A unified pipeline does not require rebuilding either system. Camelot stays the SPC system of record. The defect inspection system stays unchanged. What changes is the data exchange layer and the triage protocol. SPC alerts automatically populate the defect review watch list rather than requiring manual handoff between two teams who may not communicate until the weekly yield meeting.

Implementation Considerations

The integration is primarily a data engineering problem. Camelot exposes event data via API or database views depending on deployment configuration. Defect inspection systems from KLA, Onto, and Applied similarly expose lot-level results through standard interfaces. The MES holds the lot routing and tool history. All the data is present. The join keys exist.

In practice, the most common blockers are two: MES timestamp granularity and organizational ownership friction.

Some older MES implementations record tool start and stop times in hourly buckets rather than minute-level precision. That granularity is insufficient for the lot-to-tool-to-timestamp join, and you end up with over-broad lot tagging that floods the defect watch list with false positives. Honestly, addressing MES timestamp granularity before deploying the integration saves significant calibration effort downstream.

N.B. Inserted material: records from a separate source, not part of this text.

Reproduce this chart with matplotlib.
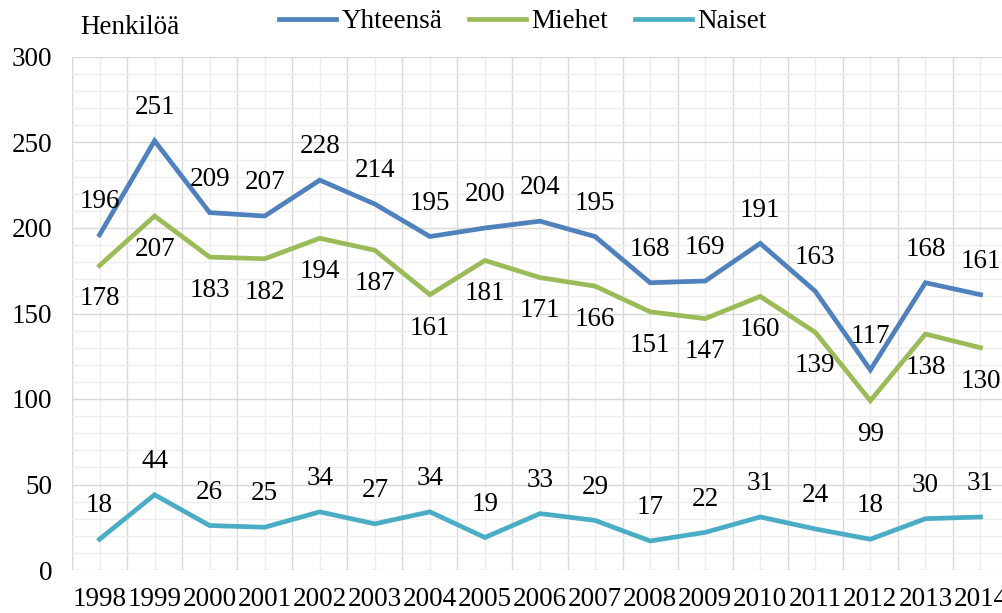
import numpy as np
import matplotlib.pyplot as plt
from matplotlib.ticker import MultipleLocator

years = [str(y) for y in range(1998, 2015)]
yhteensa = [196, 251, 209, 207, 228, 214, 195, 200, 204, 195, 168, 169, 191, 163, 117, 168, 161]
miehet = [178, 207, 183, 182, 194, 187, 161, 181, 171, 166, 151, 147, 160, 139, 99, 138, 130]
naiset = [18, 44, 26, 25, 34, 27, 34, 19, 33, 29, 17, 22, 31, 24, 18, 30, 31]

plt.rcParams['font.family'] = ['Liberation Serif', 'DejaVu Serif']
fs = 19.5

fig = plt.figure(figsize=(10.03, 6.13), dpi=100)
ax = fig.add_axes([72 / 1003, 1 - 570 / 613, (1008 - 72) / 1003, (570 - 57) / 613])

x = np.arange(len(years))
series = [
    ('Yhteensä', yhteensa, '#4f81bd', 24),
    ('Miehet', miehet, '#9bbb59', -24),
    ('Naiset', naiset, '#4bacc6', 24),
]
for name, vals, col, off in series:
    ax.plot(x, vals, color=col, lw=3.4, label=name, solid_joinstyle='miter')
    for xi, v in zip(x, vals):
        ax.annotate(str(v), (xi, v), xytext=(0, off), textcoords='offset points',
                    ha='center', va='center', fontsize=fs)

ax.set_xlim(-0.5, len(years) - 0.5)
ax.set_ylim(0, 300)
ax.set_xticks(x, years)
ax.xaxis.set_minor_locator(MultipleLocator(1, offset=0.5))
ax.yaxis.set_major_locator(MultipleLocator(50))
ax.yaxis.set_minor_locator(MultipleLocator(10))
ax.tick_params(which='both', length=0)
ax.tick_params(axis='y', pad=14, labelsize=fs)
ax.tick_params(axis='x', pad=12.5, labelsize=fs)
ax.grid(True, which='major', axis='y', color='#d9d9d9', lw=1)
ax.grid(True, which='minor', axis='y', color='#eeeeee', lw=1)
ax.grid(True, which='minor', axis='x', color='#d9d9d9', lw=1)
ax.grid(True, which='major', axis='x', color='#eeeeee', lw=1)
ax.set_axisbelow(True)
for s in ax.spines.values():
    s.set_visible(False)
ax.axvline(-0.5, color='#d9d9d9', lw=1, zorder=0)

fig.text(80 / 1003, 1 - 27 / 613, 'Henkilöä', fontsize=fs, ha='left', va='center')
fig.legend(loc='center', bbox_to_anchor=(523 / 1003, 1 - 22 / 613), ncol=3,
           frameon=False, fontsize=fs, handlelength=2.1, handletextpad=0.2,
           columnspacing=1.0)

fig.savefig('out.png', dpi=100)
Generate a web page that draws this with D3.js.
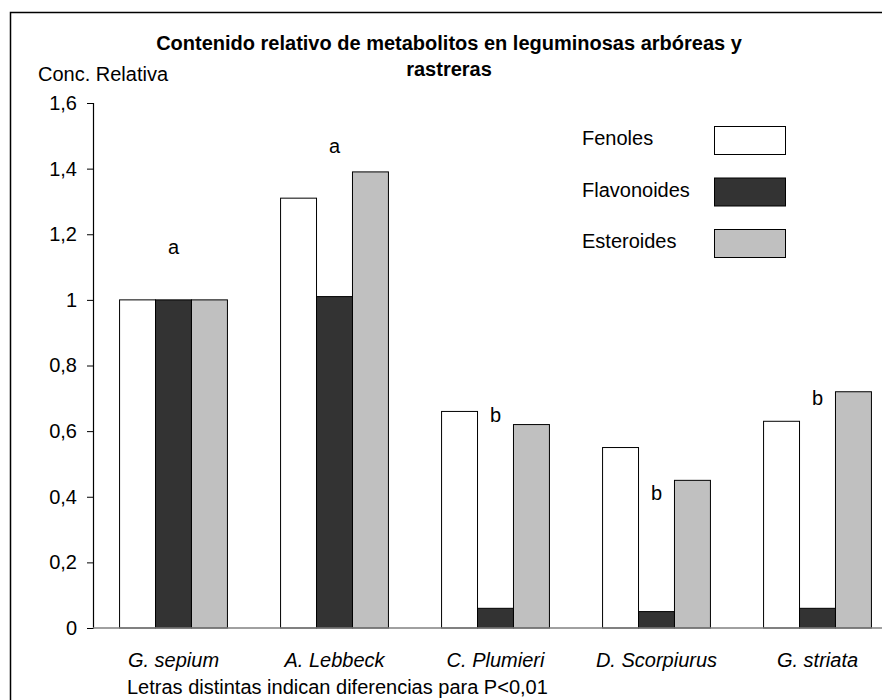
<!DOCTYPE html>
<html>
<head>
<meta charset="utf-8">
<script src="https://cdn.jsdelivr.net/npm/d3@7"></script>
<style>
body { margin: 0; background: #fff; }
text { font-family: "Liberation Sans", Arial, sans-serif; fill: #000; }
</style>
</head>
<body>
<div id="viz"></div>
<script>
var width = 882,
    height = 700;

var species = ["G. sepium", "A. Lebbeck", "C. Plumieri", "D. Scorpiurus", "G. striata"];
var series = ["Fenoles", "Flavonoides", "Esteroides"];
var fenoles = [1, 1.31, 0.66, 0.55, 0.63];
var flavonoides = [1, 1.01, 0.06, 0.05, 0.06];
var esteroides = [1, 1.39, 0.62, 0.45, 0.72];
var letters = ["a", "a", "b", "b", "b"];
var letterPos = [1.16, 1.47, 0.65, 0.41, 0.70];     // where the letters sit, in data units
var yTicks = [0, 0.2, 0.4, 0.6, 0.8, 1, 1.2, 1.4, 1.6];

var values = [fenoles, flavonoides, esteroides];

var svg = d3.select("#viz")
    .append("svg")
    .attr("width", width)
    .attr("height", height);

// outer frame runs off the right and bottom
svg.append("rect")
    .attr("x", 10.5).attr("y", 12.5)
    .attr("width", 900).attr("height", 720)
    .attr("fill", "none")
    .attr("stroke", "#000")
    .attr("stroke-width", 1.5);

var color = d3.scaleOrdinal()
    .domain(series)
    .range(["#ffffff", "#333333", "#c0c0c0"]);

var x0 = d3.scaleBand()
    .domain(species)
    .range([93, 898])
    .paddingInner(0.33)
    .paddingOuter(0.165);

var x1 = d3.scaleBand()
    .domain(series)
    .range([0, x0.bandwidth()]);

var y = d3.scaleLinear()
    .domain([0, 1.6])
    .range([628, 103]);

// ****************** Bars ***************************
var group = svg.append("g")
  .selectAll("g")
  .data(species)
  .enter().append("g")
    .attr("transform", function(d) { return "translate(" + x0(d) + ",0)"; });

group.selectAll("rect")
    .data(function(d, i) { return series.map(function(s, j) { return {key: s, value: values[j][i]}; }); })
    .enter().append("rect")
      .attr("x", function(d) { return x1(d.key); })
      .attr("y", function(d) { return y(d.value); })
      .attr("width", x1.bandwidth())
      .attr("height", function(d) { return y(0) - y(d.value); })
      .attr("fill", function(d) { return color(d.key); })
      .attr("stroke", "#000")
      .attr("stroke-width", 1);

group.append("text")
    .attr("x", x0.bandwidth() / 2)
    .attr("y", function(d, i) { return y(letterPos[i]) + 7; })
    .attr("text-anchor", "middle")
    .style("font-size", "20px")
    .text(function(d, i) { return letters[i]; });

// ****************** Axes ***************************
var yAxis = svg.append("g")
    .attr("transform", "translate(93,0)")
    .call(d3.axisLeft(y).tickValues(yTicks).tickSize(6).tickPadding(10)
      .tickFormat(function(d) { return Number.isInteger(d) ? String(d) : d.toFixed(1).replace(".", ","); }));
yAxis.select(".domain").attr("stroke", "#000").attr("stroke-width", 1.2);
yAxis.selectAll(".tick line").attr("stroke", "#000");
yAxis.selectAll("text").style("font-size", "20px").attr("fill", "#000");

svg.append("line")
    .attr("x1", 93).attr("x2", 898)
    .attr("y1", y(0)).attr("y2", y(0))
    .attr("stroke", "#808080")
    .attr("stroke-width", 1.5);

svg.append("g")
  .selectAll("text")
  .data(species)
  .enter().append("text")
    .attr("x", function(d) { return x0(d) + x0.bandwidth() / 2; })
    .attr("y", 667)
    .attr("text-anchor", "middle")
    .style("font-size", "20px")
    .style("font-style", "italic")
    .text(function(d) { return d; });

// ****************** Titles ***************************
svg.append("text")
    .attr("x", 449).attr("y", 50)
    .attr("text-anchor", "middle")
    .style("font-size", "20px")
    .style("font-weight", "bold")
    .text("Contenido relativo de metabolitos en leguminosas arbóreas y");
svg.append("text")
    .attr("x", 449).attr("y", 76)
    .attr("text-anchor", "middle")
    .style("font-size", "20px")
    .style("font-weight", "bold")
    .text("rastreras");

svg.append("text")
    .attr("x", 38).attr("y", 81)
    .style("font-size", "20px")
    .text("Conc. Relativa");

svg.append("text")
    .attr("x", 127).attr("y", 694)
    .style("font-size", "20px")
    .text("Letras distintas indican diferencias para P<0,01");

// ****************** Legend ***************************
var legend = svg.append("g")
  .selectAll("g")
  .data(series)
  .enter().append("g")
    .attr("transform", function(d, i) { return "translate(0," + (i * 51.5) + ")"; });

legend.append("text")
    .attr("x", 582).attr("y", 145)
    .style("font-size", "20px")
    .text(function(d) { return d; });

legend.append("rect")
    .attr("x", 714.5).attr("y", 126.5)
    .attr("width", 71).attr("height", 28)
    .attr("fill", function(d) { return color(d); })
    .attr("stroke", "#000")
    .attr("stroke-width", 1);
</script>
</body>
</html>
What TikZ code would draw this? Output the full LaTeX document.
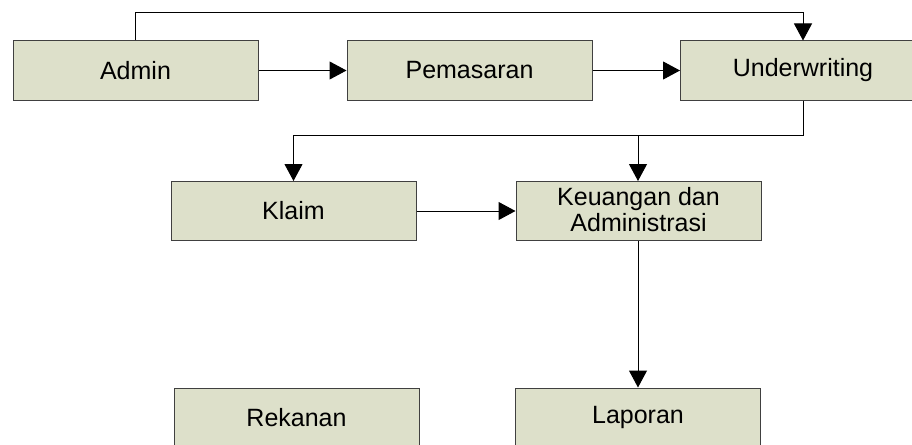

The ownership problem is more common than the technical one. SPC data lives under process engineering. Defect data lives under yield engineering. MES data lives under IT or manufacturing systems. No single team owns the integration layer, and without a designated owner, the data exchange never gets built. This is an organizational decision, not a technical one.

What to Expect After Integration

Based on what we have seen across integration projects, improvements cluster in two areas.

First, excursion detection time drops. When SPC-flagged lots automatically route to enhanced inspection, the median time from process anomaly to excursion confirmation typically falls from 24 to 48 hours under the standard reactive model to under 8 hours. That reduction directly cuts the number of lots processed under undetected excursion conditions. Fewer lots at risk. Smaller containment scope when an excursion does confirm.

Second, root-cause analysis becomes faster. The linked SPC record provides equipment context that the defect data alone does not carry. Engineers start from a known parameter exceedance at a known time on a known tool, rather than working backward from a defect pattern to hypothesize what might have caused it. That is a materially different starting point for the investigation.

The predictive model that develops over 6 to 12 months of correlated data is the longer-term value. But it requires starting the data collection. And starting requires treating SPC and defect review as one yield protection pipeline.

If your fab is running Camelot alongside a commercial defect inspection system, the infrastructure to build this integration already exists. The question is whether you invest in connecting it. In our experience, the return on that investment shows up quickly in excursion detection time and root-cause investigation hours. The organizational alignment to make it happen is the harder problem. But that is true of most high-value changes in process engineering.